Māori photographer Qiane Matata-Sipu is set to launch NUKU, a creative storytelling series about indigenous women doing things differently.
The NUKU audio-visual series will profile 100 wāhine through a podcast and using portrait imagery.
Matata-Sipu says the perception of what an indigenous woman is has changed. As of the last census, Māori women make up 15% and Polynesian women 7% of the NZ workforce.
"I wanted to create something that celebrated indigenous women but that also provided a platform that we don't often have in mainstream," says Matata-Sipu, "Not often do we hear indigenous stories at a scale like this and especially for indigenous women.
"You often look back at things like the Goldie portraits or the Lindauer portraits or those types of images of indigenous women and you have this perception of what an indigenous woman is supposed to be, what they're supposed to have achieved to be deemed a success when, actually, we all do amazing things."

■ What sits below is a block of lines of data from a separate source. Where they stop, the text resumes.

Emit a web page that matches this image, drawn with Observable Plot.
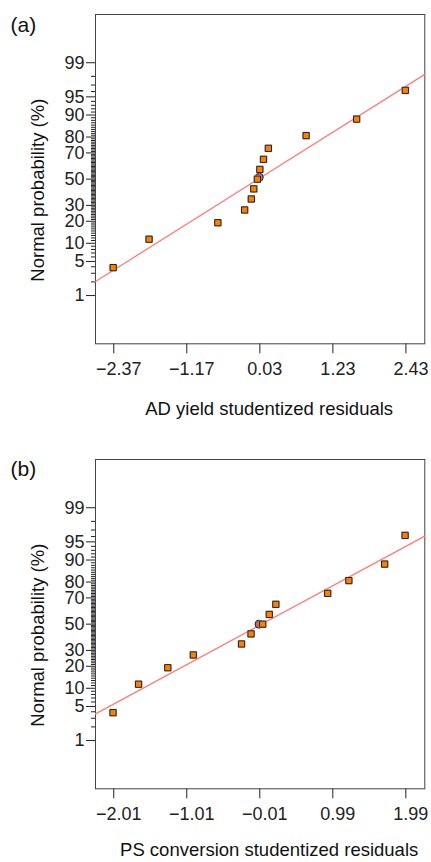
<!DOCTYPE html>
<html>
<head>
<meta charset="utf-8">
<script src="https://cdn.jsdelivr.net/npm/d3@7"></script>
<script src="https://cdn.jsdelivr.net/npm/@observablehq/plot@0.6"></script>
<style>
  html, body { margin: 0; padding: 0; background: #fff; }
  #chart svg { display: block; }
</style>
</head>
<body>
<div id="chart"></div>
<script>
// ---------- data ----------
const yMajorTicks = [1, 5, 10, 20, 30, 50, 70, 80, 90, 95, 99];
const yMinorTicks = d3.range(1, 100).filter(v => !yMajorTicks.includes(v));
const yDomainP = [0.05, 99.95];

// panel (a)
const xTicksA = [-2.37, -1.17, 0.03, 1.23, 2.43];
const xTickLabelsA = ["\u22122.37", "\u22121.17", "0.03", "1.23", "2.43"];
const xDomainA = [-2.67, 2.74];
const residA = [-2.38, -1.79, -0.66, -0.22, -0.11, -0.07, -0.01, 0.03, 0.09, 0.17, 0.79, 1.62, 2.42];
const probA  = [3.85, 11.5, 19.2, 26.9, 34.6, 42.3, 50.0, 57.7, 65.4, 73.1, 80.8, 88.5, 96.2];
const centerResidA = [0.02];
const centerProbA = [51.5];
const fitResidA = [-2.67, 2.74];
const fitProbA = [2.04, 98.19];
const xLabelA = "AD yield studentized residuals";

// panel (b)
const xTicksB = [-2.01, -1.01, -0.01, 0.99, 1.99];
const xTickLabelsB = ["\u22122.01", "\u22121.01", "\u22120.01", "0.99", "1.99"];
const xDomainB = [-2.26, 2.25];
const residB = [-2.02, -1.67, -1.27, -0.92, -0.26, -0.13, 0.03, 0.12, 0.21, 0.92, 1.21, 1.70, 1.98];
const probB  = [3.85, 11.5, 19.2, 26.9, 34.6, 42.3, 50.0, 57.7, 65.4, 73.1, 80.8, 88.5, 96.2];
const centerResidB = [-0.02];
const centerProbB = [50.0];
const fitResidB = [-2.26, 2.25];
const fitProbB = [3.64, 96.08];
const xLabelB = "PS conversion studentized residuals";

const yLabel = "Normal probability (%)";

// ---------- normal probability (probit) transform ----------
function probit(p) {
  const a = [-3.969683028665376e+01, 2.209460984245205e+02, -2.759285104469687e+02, 1.383577518672690e+02, -3.066479806614716e+01, 2.506628277459239e+00];
  const b = [-5.447609879822406e+01, 1.615858368580409e+02, -1.556989798598866e+02, 6.680131188771972e+01, -1.328068155288572e+01];
  const c = [-7.784894002430293e-03, -3.223964580411365e-01, -2.400758277161838e+00, -2.549732539343734e+00, 4.374664141464968e+00, 2.938163982698783e+00];
  const d = [7.784695709041462e-03, 3.224671290700398e-01, 2.445134137142996e+00, 3.754408661907416e+00];
  const pl = 0.02425, ph = 1 - pl;
  let q, r;
  if (p < pl) {
    q = Math.sqrt(-2 * Math.log(p));
    return (((((c[0]*q+c[1])*q+c[2])*q+c[3])*q+c[4])*q+c[5]) / ((((d[0]*q+d[1])*q+d[2])*q+d[3])*q+1);
  } else if (p <= ph) {
    q = p - 0.5; r = q*q;
    return (((((a[0]*r+a[1])*r+a[2])*r+a[3])*r+a[4])*r+a[5])*q / (((((b[0]*r+b[1])*r+b[2])*r+b[3])*r+b[4])*r+1);
  } else {
    q = Math.sqrt(-2 * Math.log(1 - p));
    return -(((((c[0]*q+c[1])*q+c[2])*q+c[3])*q+c[4])*q+c[5]) / ((((d[0]*q+d[1])*q+d[2])*q+d[3])*q+1);
  }
}
const Y = p => probit(p / 100);

const FONT = "'Liberation Sans', Arial, Helvetica, sans-serif";

function panel({tag, xTicks, xTickLabels, xDomain, resid, prob, cRes, cProb, fitRes, fitProb, xLabel, height, marginTop, marginBottom, tagDy, xLabelDy}) {
  const pts = resid.map((x, i) => ({x, p: prob[i]}));
  const ctr = cRes.map((x, i) => ({x, p: cProb[i]}));
  const fit = fitRes.map((x, i) => ({x, p: fitProb[i]}));
  const majorMap = new Map(yMajorTicks.map(v => [Y(v), String(v)]));
  return Plot.plot({
    width: 431,
    height,
    marginLeft: 95,
    marginRight: 6.7,
    marginTop,
    marginBottom,
    style: {fontFamily: FONT, fontSize: "18px", color: "#222", background: "#fff"},
    x: {domain: xDomain},
    y: {domain: yDomainP.map(Y)},
    marks: [
      Plot.axisY(yMinorTicks.map(Y), {tickSize: 4, tickFormat: () => "", label: null, strokeWidth: 1}),
      Plot.axisY(yMajorTicks.map(Y), {tickSize: 9, tickPadding: 2, fontSize: 18, tickFormat: v => majorMap.get(v), label: null}),
      Plot.axisX(xTicks, {tickSize: 10, tickFormat: () => "", label: null}),
      Plot.axisX(xTicks, {tickSize: 0, tickPadding: 18, dx: 5, fontSize: 18, tickFormat: v => xTickLabels[xTicks.indexOf(v)], label: null}),
      Plot.frame({stroke: "#444", strokeWidth: 1}),
      Plot.line(fit, {x: "x", y: d => Y(d.p), stroke: "#ff7b7b", strokeWidth: 1.3}),
      Plot.dot(ctr, {x: "x", y: d => Y(d.p), r: 4, fill: "#c46767", stroke: "#222", strokeWidth: 1}),
      Plot.dot(pts, {x: "x", y: d => Y(d.p), symbol: "square", r: 4.3, fill: "#b5b5b5", stroke: "none"}),
      Plot.dot(pts, {x: "x", y: d => Y(d.p), symbol: "square", r: 3.5, fill: "#ff8000", stroke: "#222", strokeWidth: 1}),
      Plot.text([tag], {frameAnchor: "top-left", dx: -85, dy: tagDy, textAnchor: "start", lineAnchor: "middle", fontSize: 21, fill: "#111"}),
      Plot.text([yLabel], {frameAnchor: "left", dx: -57.5, dy: 11, rotate: -90, textAnchor: "middle", lineAnchor: "middle", fontSize: 18.5, fill: "#111"}),
      Plot.text([xLabel], {frameAnchor: "bottom", dx: 9, dy: xLabelDy, textAnchor: "middle", lineAnchor: "middle", fontSize: 18.5, fill: "#111"})
    ]
  });
}

const chart = document.getElementById("chart");
chart.appendChild(panel({
  tag: "(a)", xTicks: xTicksA, xTickLabels: xTickLabelsA, xDomain: xDomainA,
  resid: residA, prob: probA, cRes: centerResidA, cProb: centerProbA,
  fitRes: fitResidA, fitProb: fitProbA, xLabel: xLabelA,
  height: 431, marginTop: 14, marginBottom: 87.7, tagDy: 11, xLabelDy: 65
}));
chart.appendChild(panel({
  tag: "(b)", xTicks: xTicksB, xTickLabels: xTickLabelsB, xDomain: xDomainB,
  resid: residB, prob: probB, cRes: centerResidB, cProb: centerProbB,
  fitRes: fitResidB, fitProb: fitProbB, xLabel: xLabelB,
  height: 431, marginTop: 28, marginBottom: 73.7, tagDy: 9.5, xLabelDy: 61
}));
</script>
</body>
</html>
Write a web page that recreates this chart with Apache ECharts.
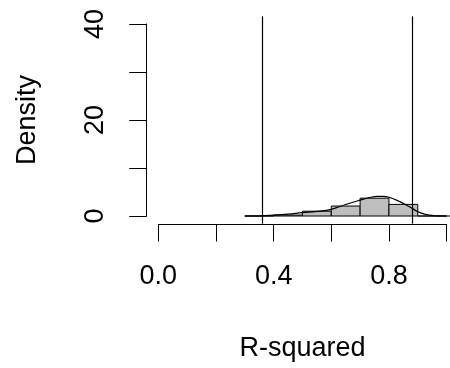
<!DOCTYPE html>
<html>
<head>
<meta charset="utf-8">
<script src="https://cdn.jsdelivr.net/npm/echarts@6/dist/echarts.min.js"></script>
<style>
html,body{margin:0;padding:0;background:#fff;}
#chart{width:450px;height:368px;}
</style>
</head>
<body>
<div id="chart"></div>
<script>
// Histogram bins (R-squared) and densities
const binStart = [0.3, 0.4, 0.5, 0.6, 0.7, 0.8, 0.9];
const binEnd   = [0.4, 0.5, 0.6, 0.7, 0.8, 0.9, 1.0];
const binDensity = [0.0, 0.2, 1.0, 2.08, 3.72, 2.42, 0.0];

// Kernel density curve
const densX = [0.30, 0.35, 0.40, 0.45, 0.50, 0.55, 0.60, 0.65, 0.70, 0.73, 0.76, 0.78, 0.80, 0.83, 0.86, 0.88, 0.90, 0.92, 0.94, 0.96, 0.98, 1.00, 1.05];
const densY = [0.00, 0.02, 0.18, 0.40, 0.70, 0.95, 1.40, 2.40, 3.30, 3.80, 4.10, 4.10, 3.90, 3.20, 2.30, 1.60, 0.90, 0.45, 0.18, 0.06, 0.02, 0.00, 0.00];

// Reference vertical lines
const vLines = [0.361, 0.879];

// Axis ticks
const xTicks = {min: 0, max: 1, interval: 0.2, labeled: [0, 0.4, 0.8]};
const yTicks = {min: 0, max: 40, interval: 10, labeled: [0, 20, 40]};

const FONT = 'Liberation Sans, Arial, Helvetica, sans-serif';

const chart = echarts.init(document.getElementById('chart'), null, {renderer: 'canvas'});

const histData = binStart.map((s, i) => [s, binEnd[i], binDensity[i]]);
const densData = densX.map((x, i) => [x, densY[i]]);

// plot region: x from -0.04 (px 146.7) at 288.4 px per unit, clipped at the right edge of the canvas
const plotLeft = 146.7, pxPerUnit = 288.4, plotXmin = -0.04;
const plotWidth = 450 - plotLeft;
const plotXmax = plotXmin + plotWidth / pxPerUnit;

const option = {
  backgroundColor: '#ffffff',
  animation: false,
  grid: [
    {left: plotLeft, top: 16.3, width: plotWidth, height: 207.4},
    {left: 146.7, top: 24, width: 100, height: 192},
    {left: 158.3, top: 200, width: 288.4, height: 24}
  ],
  xAxis: [
    {gridIndex: 0, type: 'value', min: plotXmin, max: plotXmax, show: false},
    {gridIndex: 1, type: 'value', min: 0, max: 1, show: false},
    {
      gridIndex: 2, type: 'value', min: xTicks.min, max: xTicks.max, interval: xTicks.interval,
      position: 'bottom',
      axisLine: {show: true, lineStyle: {color: '#000', width: 1}},
      axisTick: {show: true, length: 17.5, lineStyle: {color: '#000', width: 1}},
      splitLine: {show: false},
      axisLabel: {
        margin: 39, fontSize: 27, color: '#000', fontFamily: FONT,
        showMinLabel: true, showMaxLabel: true,
        formatter: v => xTicks.labeled.some(t => Math.abs(t - v) < 1e-9) ? v.toFixed(1) : ''
      },
      name: 'R-squared', nameLocation: 'middle', nameGap: 111,
      nameTextStyle: {fontSize: 27, color: '#000', fontFamily: FONT}
    }
  ],
  yAxis: [
    {gridIndex: 0, type: 'value', min: -1.6, max: 41.6, show: false},
    {
      gridIndex: 1, type: 'value', min: yTicks.min, max: yTicks.max, interval: yTicks.interval,
      position: 'left',
      axisLine: {show: true, lineStyle: {color: '#000', width: 1}},
      axisTick: {show: true, length: 17.5, lineStyle: {color: '#000', width: 1}},
      splitLine: {show: false},
      axisLabel: {
        margin: 38, fontSize: 27, color: '#000', fontFamily: FONT, rotate: 90,
        showMinLabel: true, showMaxLabel: true,
        formatter: v => yTicks.labeled.includes(v) ? String(v) : ''
      },
      name: 'Density', nameLocation: 'middle', nameGap: 106, nameRotate: 90,
      nameTextStyle: {fontSize: 27, color: '#000', fontFamily: FONT}
    },
    {gridIndex: 2, type: 'value', min: 0, max: 1, show: false}
  ],
  series: [
    {
      type: 'custom', xAxisIndex: 0, yAxisIndex: 0,
      data: histData,
      renderItem: function (params, api) {
        const p0 = api.coord([api.value(0), 0]);
        const p1 = api.coord([api.value(1), api.value(2)]);
        return {
          type: 'rect',
          shape: {x: p0[0], y: p1[1], width: p1[0] - p0[0], height: p0[1] - p1[1]},
          style: {fill: '#bebebe', stroke: '#000', lineWidth: 1}
        };
      },
      encode: {x: [0, 1], y: 2},
      z: 2
    },
    {
      type: 'line', xAxisIndex: 0, yAxisIndex: 0,
      data: densData, smooth: 0.4, showSymbol: false, symbol: 'none',
      lineStyle: {color: '#000', width: 1.2},
      z: 3,
      markLine: {
        silent: true, symbol: ['none', 'none'],
        label: {show: false},
        lineStyle: {color: '#000', width: 1.2, type: 'solid'},
        data: vLines.map(v => ({xAxis: v}))
      }
    }
  ]
};
chart.setOption(option);
</script>
</body>
</html>
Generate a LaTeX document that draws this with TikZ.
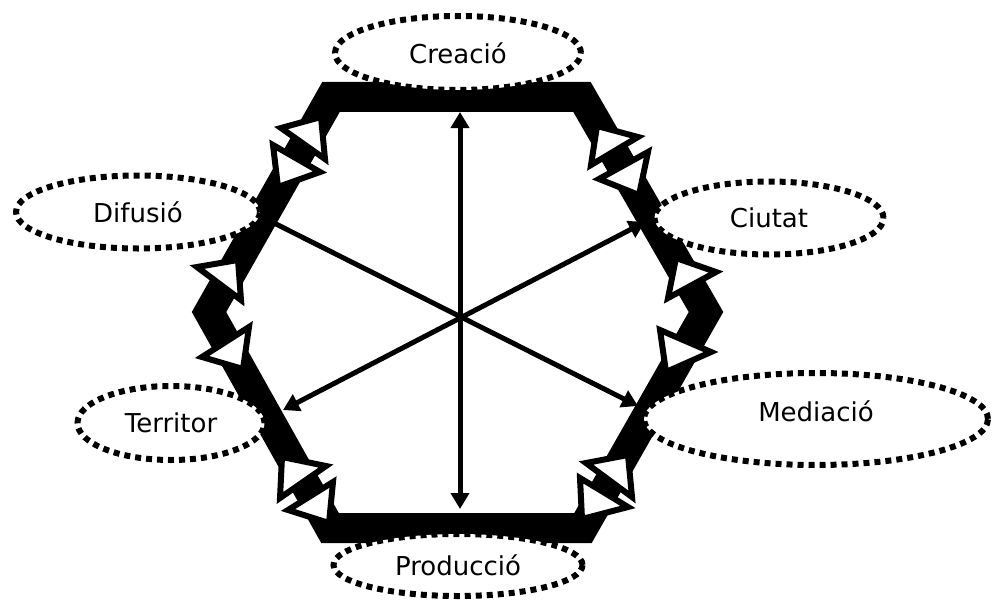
\documentclass[tikz,border=0pt]{standalone}
\usepackage{fontspec}
\setmainfont{DejaVu Sans}
\usetikzlibrary{shapes.geometric, arrows.meta}

\begin{document}
\begin{tikzpicture}[x=1pt, y=-1pt,
        fieldnode/.style={ellipse, draw=black, fill=white, line width=6pt, dash pattern=on 6pt off 5pt, inner sep=0pt, font=\fontsize{26}{30}\selectfont},
        ring/.style={black, line width=30pt, line join=miter},
        opentip/.style={draw=black, fill=white, line width=6pt, line join=miter},
        spoke/.style={line width=5pt, -{Triangle[length=16pt, width=18pt]}},
        twoway/.style={line width=5pt, {Triangle[length=16pt, width=18pt]}-{Triangle[length=16pt, width=18pt]}}
    ]
        \fill[white] (0,0) rectangle (992,599);
        \useasboundingbox (0,0) rectangle (992,599);

        \coordinate (nwc) at (331,97);
        \coordinate (nec) at (582,97);
        \coordinate (ev) at (706,312);
        \coordinate (sec) at (583,528);
        \coordinate (swc) at (330,528);
        \coordinate (wv) at (209,312);

        \coordinate (topend) at (460,112);
        \coordinate (botend) at (460,509);
        \coordinate (nwend) at (272,222);
        \coordinate (seend) at (638,406);
        \coordinate (swend) at (283,410);
        \coordinate (neend) at (645,222);

        \draw[twoway] (topend) -- (botend);
        \draw[spoke] (nwend) -- (seend);
        \draw[twoway] (swend) -- (neend);

        \draw[ring] (nwc) -- (nec) -- (ev) -- (sec) -- (swc) -- (wv) -- cycle;

        \draw[opentip] (281,128) -- (321,117) -- (325,159) -- cycle;
        \draw[opentip] (273,145) -- (278,187) -- (320,172) -- cycle;
        \draw[opentip] (597,126) -- (638,137) -- (591,165) -- cycle;
        \draw[opentip] (648,152) -- (599,179) -- (639,195) -- cycle;
        \draw[opentip] (197,267) -- (238,260) -- (241,300) -- cycle;
        \draw[opentip] (202,357) -- (249,327) -- (243,369) -- cycle;
        \draw[opentip] (676,258) -- (716,272) -- (668,298) -- cycle;
        \draw[opentip] (660,330) -- (711,352) -- (666,372) -- cycle;
        \draw[opentip] (282,457) -- (326,466) -- (280,498) -- cycle;
        \draw[opentip] (333,482) -- (288,510) -- (329,523) -- cycle;
        \draw[opentip] (586,463) -- (628,455) -- (632,497) -- cycle;
        \draw[opentip] (580,478) -- (582,519) -- (628,507) -- cycle;

        \node[fieldnode, minimum width=246pt, minimum height=74pt] (creacio) at (458,53) {Creació};
        \node[fieldnode, minimum width=244pt, minimum height=73pt] (difusio) at (138,212) {Difusió};
        \node[fieldnode, minimum width=229pt, minimum height=73pt] (ciutat) at (769,218) {Ciutat};
        \node[fieldnode, minimum width=344pt, minimum height=92pt, label={[font=\fontsize{26}{30}\selectfont, yshift=8pt]center:Mediació}] (mediacio) at (816,419) {};
        \node[fieldnode, minimum width=187pt, minimum height=74pt] (territor) at (171,423) {Territor};
        \node[fieldnode, minimum width=249pt, minimum height=62pt] (produccio) at (458,565) {Producció};
    \end{tikzpicture}
\end{document}
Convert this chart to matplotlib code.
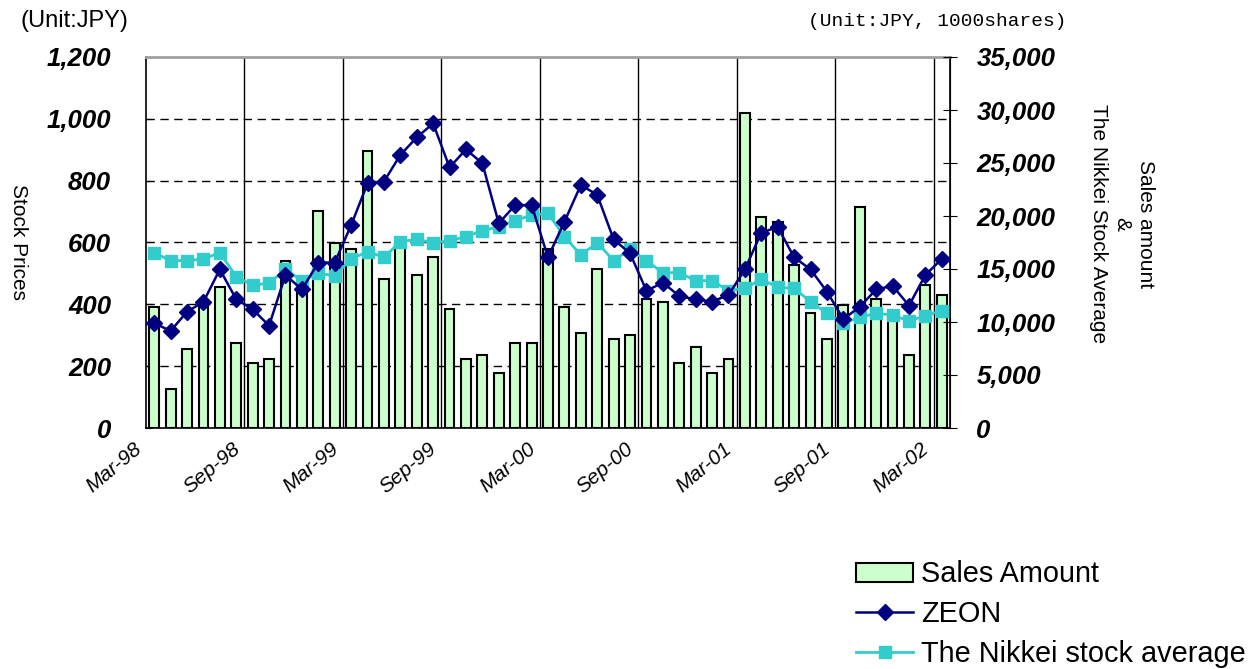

Matata-Sipu recently profiled Angela Watene, of Tainui descent, who never studied at university but is currently a director at one of the country's biggest accountancy firms.
"Its a full on environment and it truly is the city that never sleeps so you know there can be some long days, but on the flip side its a vibrant and exciting city to live in and I've got some great friends there who have become my family away from home."
"I think its important to celebrate our diversity and to show that as indigenous women we've got a lot going on for us. We shouldn't have barriers to achieve what we should be achieving. So, its important to me that a lot of these stories are told and encourage our indigenous women."
The NUKU series launches on January 21 at the Māngere Arts Centre.